# Lucid Dreaming > Lucid Experiences >  >  Writing on the wall

## bun1218

I have this reoccurring hypnopompic hallucination, doesn't happen daily or weekly but have had it about 3 times within the past year or two. It's writing on the wall. 

I will "wake up" for those of you who know about these hallucinations you know what I mean when I say "wake up" If you don't, then go research hypnopompic hallucinations and read what it means,. 

I will "wake up" and look all around me noticing there is writing all over my walls, on the ceiling, everywhere. It's glow in the dark green. It's not in the process of being written, it's already there. I try so hard to stay awake before I fall back to sleep that way I can read the writing, but no matter how hard I try I fall back asleep, and I am almost 100% sure the writing is in a different language. Now having this HH more than once is pretty interesting ...

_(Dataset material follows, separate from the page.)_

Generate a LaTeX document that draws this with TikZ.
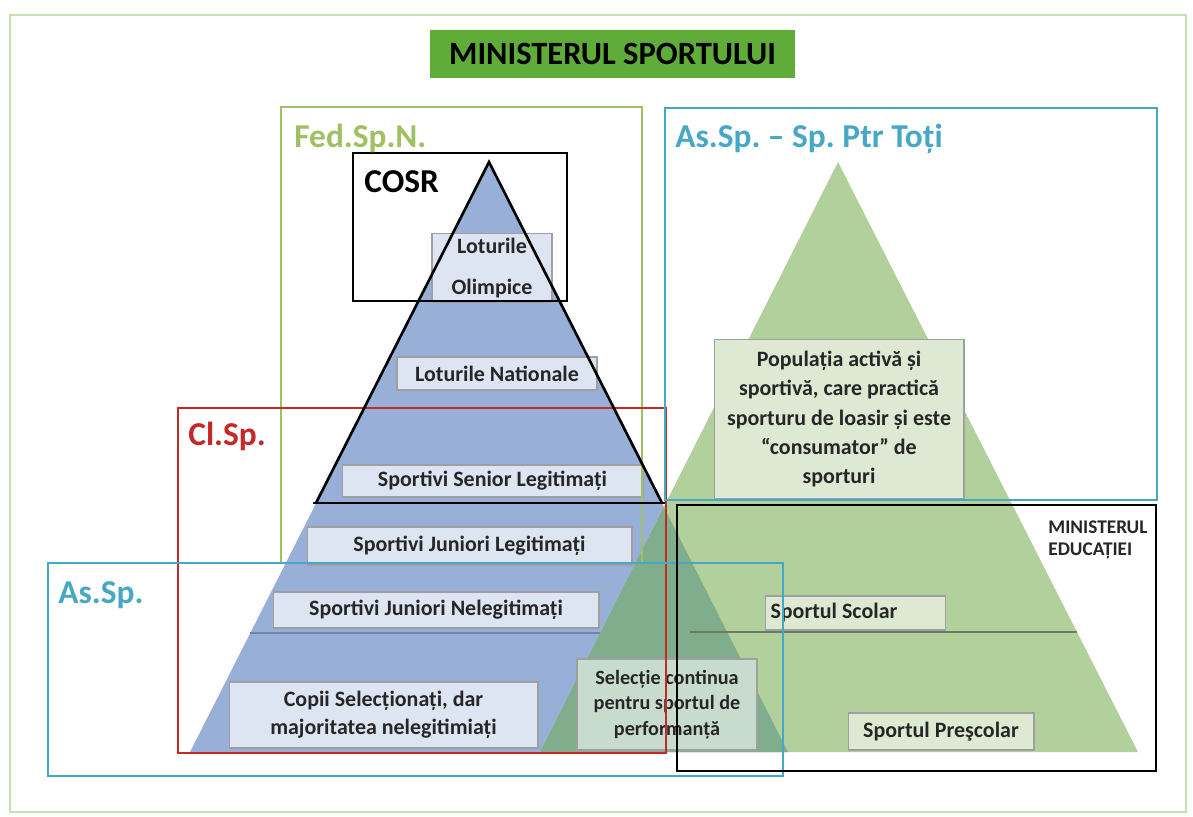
\documentclass[tikz,border=0pt]{standalone}
\usepackage{fontspec}
\setmainfont{Carlito}
\usetikzlibrary{positioning}
\frenchspacing

\definecolor{titlegreen}{RGB}{96,172,56}
\definecolor{fedgreen}{RGB}{160,192,100}
\definecolor{frameteal}{RGB}{70,168,196}
\definecolor{framered}{RGB}{196,40,40}
\definecolor{outergreen}{RGB}{200,224,178}
\definecolor{pyrblue}{RGB}{152,176,216}
\definecolor{pyrgreen}{RGB}{178,208,156}
\definecolor{pyrmix}{RGB}{128,174,140}
\definecolor{lblblue}{RGB}{222,229,242}
\definecolor{lblgreen}{RGB}{222,233,212}
\definecolor{lblmix}{RGB}{200,220,206}

\tikzset{
  lvlbox/.style={rectangle,draw=gray!75,fill=lblblue,line width=0.6pt,align=center,
    inner sep=1pt,font=\fontsize{12.5}{15}\selectfont\bfseries,text=black!85},
  grnbox/.style={lvlbox,fill=lblgreen},
  frametitle/.style={anchor=base west,inner sep=0pt,font=\fontsize{19}{21}\selectfont\bfseries},
  frame/.style={line width=1.5pt}
}

\begin{document}
\begin{tikzpicture}[x=0.02cm,y=-0.02cm]
  \useasboundingbox (0,0) rectangle (1193,816);

  % outer frame and title
  \draw[outergreen,line width=1.3pt] (10,15) rectangle (1186,812);
  \node[fill=titlegreen,minimum width=7.3cm,minimum height=0.96cm,
    font=\fontsize{18.5}{20}\selectfont\bfseries] (minsp) at (612.5,54) {MINISTERUL SPORTULUI};

  % pyramids
  \fill[pyrblue] (489,162) -- (788,752) -- (190,752) -- cycle;
  \fill[pyrgreen] (838,162) -- (1138,752) -- (540,752) -- cycle;
  \begin{scope}
    \clip (489,162) -- (788,752) -- (190,752) -- cycle;
    \fill[pyrmix] (838,162) -- (1138,752) -- (540,752) -- cycle;
  \end{scope}
  \draw[pyrblue!75!black,line width=0.8pt] (250,633) -- (600,633);
  \draw[pyrgreen!60!black,line width=0.8pt] (690,632) -- (1077,632);

  % levels
  \node[lvlbox,minimum width=2.4cm,minimum height=1.38cm,
    font=\fontsize{12.5}{23}\selectfont\bfseries] (olimp) at (492,268) {Loturile\\Olimpice};
  \node[lvlbox,minimum width=4cm,minimum height=0.66cm] (natl) at (497,373.5) {Loturile Nationale};
  \node[lvlbox,minimum width=6.02cm,minimum height=0.64cm] (senior) at (492.5,481) {Sportivi Senior Legitimați};
  \node[lvlbox,minimum width=6.5cm,minimum height=0.76cm] (junleg) at (469.5,546) {Sportivi Juniori Legitimați};
  \node[lvlbox,minimum width=6.52cm,minimum height=0.72cm] (junneleg) at (436,610) {Sportivi Juniori Nelegitimați};
  \node[lvlbox,minimum width=6.18cm,minimum height=1.32cm,
    font=\fontsize{12.5}{16}\selectfont\bfseries] (copii) at (383.5,715) {Copii Selecționați, dar\\majoritatea nelegitimiați};
  \node[lvlbox,fill=lblmix,minimum width=3.6cm,minimum height=1.82cm,
    font=\fontsize{11.5}{14.5}\selectfont\bfseries] (selectie) at (667,704.5) {Selecție continua\\pentru sportul de\\performanță};

  \node[grnbox,minimum width=5cm,minimum height=3.2cm,
    font=\fontsize{12.5}{16.7}\selectfont\bfseries] (popul) at (839,419)
    {Populația activă și\\sportivă, care practică\\sporturu de loasir și este\\“consumator” de\\sporturi};
  \node[grnbox,text width=3.4cm,align=flush left,inner xsep=0.1cm,minimum height=0.68cm] (scolar) at (855.5,613) {Sportul Scolar};
  \node[grnbox,minimum width=3.72cm,minimum height=0.74cm] (prescolar) at (941,731.5) {Sportul Preşcolar};

  % frames
  \draw[frame,fedgreen,line width=1.3pt] (281,107) rectangle (642,563);
  \draw[frame,black] (353,153) rectangle (567,301);
  \draw[frame,framered] (178,408) rectangle (666,753);
  \draw[frame,frameteal] (48,563) rectangle (783,776);
  \draw[frame,frameteal] (665,108) rectangle (1157,500);
  \draw[frame,black] (677,505) rectangle (1156,771);
  \draw[frame,black] (316,503) -- (489,162) -- (662,503);
  \draw[black,line width=1.2pt] (313,503) -- (665,503);

  % frame titles
  \node[frametitle,text=fedgreen] (fedt) at (294,147) {Fed.Sp.N.};
  \node[frametitle,text=black] (cosrt) at (364,192) {COSR};
  \node[frametitle,text=framered] (clspt) at (188,445) {Cl.Sp.};
  \node[frametitle,text=frameteal] (asspt) at (58,603) {As.Sp.};
  \node[frametitle,text=frameteal] (toti) at (675,147) {As.Sp. – Sp. Ptr Toți};
  \node[anchor=north west,inner sep=0pt,align=left,text=black!85,
    font=\fontsize{11}{12.5}\selectfont\bfseries] (mined) at (1048,520) {MINISTERUL\\EDUCAȚIEI};
\end{tikzpicture}
\end{document}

There are several references to writing on the wall. Theres the story in the Bible. And the terminology or story within life. Both meaning somewhat that the story is over, doom, "the writing on the wall", you should have seen it coming, judgement day, something final. Anyway ... That is all, just wanted to share!

----------


## paigeyemps

Wow that really is cool! Do you think they could be precognitive hallucinations? (if you believe in those)

The doom thing seems very creepy to me though haha  ::D: 

_Moved to Lucid Experiences_

----------


## Dthoughts

Not in sleep but ye, i've seen em on mushrooms. they are common. i've seen them once.

And ye, when you are seing writing on the walls those are usually one of the better trips. the ones where the bathroom tiles suddenly start falling out of the floor and you find yourself sitting on ur toilet seat while floating in outer space.

And yes.. you are right on the money with this one. "Eschaton"  "End times"  "Transcendance" those feelings accompanied this whole trip. I literally felt for a moment the planet venus aligning to become a goddess in the most extreme fashion you could imagine using real physical objects  :wink2: 

Just a glimpse.. That's what i got. 

Usually they are mayan/aztec writing. I have heared the writing refered to as alien letters. I wonder if we are seeing the same thing or if something just gets lost in translation.

----------